1. Situations where a lawyer is strongly recommended
- Serious or permanent injuries (fractures, surgery, disability, long sick leave).
- Medical malpractice of any kind, especially involving surgery, delayed diagnosis, or birth injuries.
- Workplace accidents with INAIL involvement and possible safety violations.
- Disputes with insurers about who is at fault or about the amount of compensation.
- Need to start ATP or mediation in healthcare cases.
2. Role of the medico-legal expert
- Assesses the causal link between the event and your injuries.
- Quantifies temporary and permanent disability in percentage terms.
- Helps your lawyer negotiate with the insurer or argue in court, including in ATP proceedings.
3. Legal costs and how they are handled
- Many injury lawyers work with deferred or success-based fees permitted by Italian law, especially in personal injury and malpractice cases.
- If you win, the court can order the losing party (insurer, hospital, employer) to reimburse your legal costs in whole or in part.
- Discuss a written fee agreement at the start, including how medico-legal and court expenses will be managed.
What are the practical next steps if you have suffered an accident or medical injury in Italy?

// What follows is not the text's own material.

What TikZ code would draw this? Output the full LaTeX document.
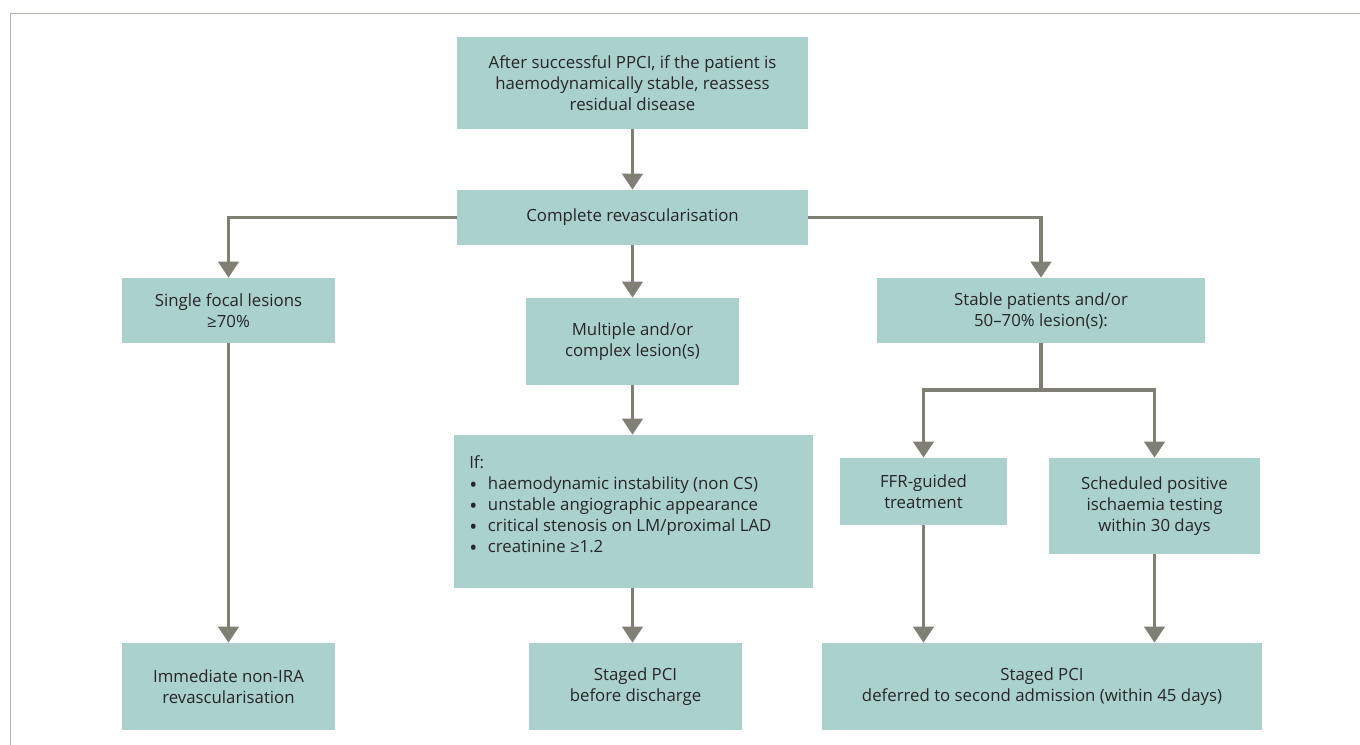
\documentclass[tikz,border=0pt]{standalone}
\usepackage{fontspec}
\setmainfont{Open Sans}
\usetikzlibrary{arrows.meta}
\definecolor{boxfill}{RGB}{170,209,204}
\definecolor{arrowgray}{RGB}{127,127,117}
\definecolor{framegray}{RGB}{180,180,168}
\definecolor{textgray}{RGB}{38,38,38}
\newcommand{\itemdot}{\makebox[14pt][l]{\raisebox{-2.4pt}[0pt][0pt]{\fontsize{16}{0}\selectfont\textbullet}}}

\begin{document}
\begin{tikzpicture}[x=0.75pt,y=-0.75pt,
        box/.style={fill=boxfill,text=textgray,align=center,inner sep=0pt,font=\fontsize{12.6}{15.75}\selectfont},
        boxsize/.style 2 args={minimum width=#1*0.75pt,minimum height=#2*0.75pt},
        flow/.style={draw=arrowgray,line width=2.8pt,-{Triangle[width=15pt,length=12pt]}},
        link/.style={draw=arrowgray,line width=2.8pt}]
        \useasboundingbox (0,0) rectangle (1360,745);

        % Frame
        \draw[framegray,line width=1pt] (10.5,745) -- (10.5,13.5) -- (1360,13.5);

        % Top row
        \node[box,boxsize={351}{92}] (reassess) at (632.5,83) {After successful PPCI, if the patient is\\haemodynamically stable, reassess\\residual disease};
        \node[box,boxsize={351}{55}] (complete) at (632.5,217.5) {Complete revascularisation};

        % Three branches
        \node[box,boxsize={213}{65}] (single) at (228.5,310.5) {Single focal lesions\\≥70\%};
        \node[box,boxsize={213}{87}] (multiple) at (632.5,341.5) {Multiple and/or\\complex lesion(s)};
        \node[box,boxsize={328}{65}] (stable) at (1041,310.5) {Stable patients and/or\\50--70\% lesion(s):};

        % Conditions box
        \node[box,boxsize={359}{153}] (ifbox) at (633.5,511.5) {};
        \node[box,fill=none,align=left,anchor=north west] (iftext) at (469,455) {If:\\
            \itemdot haemodynamic instability (non CS)\\
            \itemdot unstable angiographic appearance\\
            \itemdot critical stenosis on LM/proximal LAD\\
            \itemdot creatinine ≥1.2};

        \node[box,boxsize={167}{67}] (ffr) at (923.5,491.5) {FFR-guided\\treatment};
        \node[box,boxsize={211}{96}] (sched) at (1154.5,506) {Scheduled positive\\ischaemia testing\\within 30 days};

        % Bottom row
        \node[box,boxsize={213}{87}] (immediate) at (228.5,686.5) {Immediate non-IRA\\revascularisation};
        \node[box,boxsize={213}{87}] (staged) at (635.5,686.5) {Staged PCI\\before discharge};
        \node[box,boxsize={440}{87}] (deferred) at (1042,686.5) {Staged PCI\\deferred to second admission (within 45 days)};

        \coordinate (split) at (1041,390);

        % Connectors
        \draw[flow] (reassess) -- (complete);
        \draw[flow] (complete.west) -| (single.north);
        \draw[flow] (complete.east) -| (stable.north);
        \draw[flow] (complete) -- (multiple);
        \draw[flow] (multiple.south -| complete) -- (ifbox.north -| complete);
        \draw[flow] (ifbox.south -| complete) -- (staged.north -| complete);
        \draw[flow] (single) -- (immediate);
        \draw[link] (stable.south -| split) -- (split);
        \draw[flow] (split) -| (ffr.north);
        \draw[flow] (split) -| (sched.north);
        \draw[flow] (ffr.south) -- (ffr.south |- deferred.north);
        \draw[flow] (sched.south) -- (sched.south |- deferred.north);
\end{tikzpicture}
\end{document}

The practical next steps are to secure your medical documentation, respect notification and limitation deadlines, and get a tailored legal and medico-legal assessment of your case. From there, you follow the appropriate procedural path: insurance claim, INAIL procedure, or ATP/mediation, and only if needed a court action.
- Gather and organize documents:
- Medical records, hospital charts, test results, and discharge summaries.
- Photos, witness contacts, police reports, and accident forms.
- Proof of expenses and lost income.
- Check time limits:
- Note the date of the accident or medical event and compare with the relevant limitation period (2, 5, or 10 years).
- If you are close to a deadline, speak to a lawyer urgently to interrupt prescription (for example, with a formal notice of claim).
- Consult a lawyer experienced in personal injury or medical malpractice:
- Ask specifically about experience with Gelli-Bianco cases and ATP proceedings in your region.
- Discuss strategy: negotiation vs ATP vs immediate court action (where permitted).
- Obtain a medico-legal opinion (especially in healthcare and serious injury cases):
- Have your injuries and records reviewed to estimate disability percentages and chances of success.
- Use that opinion to decide whether a claim is worthwhile.
- Start the correct procedure:
- For road accidents: send a formal claim to the insurer.
- For workplace injuries: ensure INAIL procedures are followed and evaluate additional civil claims.
- For medical malpractice: file an ATP request or mandatory mediation before considering a full lawsuit.
- Negotiate and, if necessary, litigate:
- Evaluate any settlement offers with your lawyer and medico-legal expert.
- If offers are unfair, proceed to court using the evidence and expert reports already collected.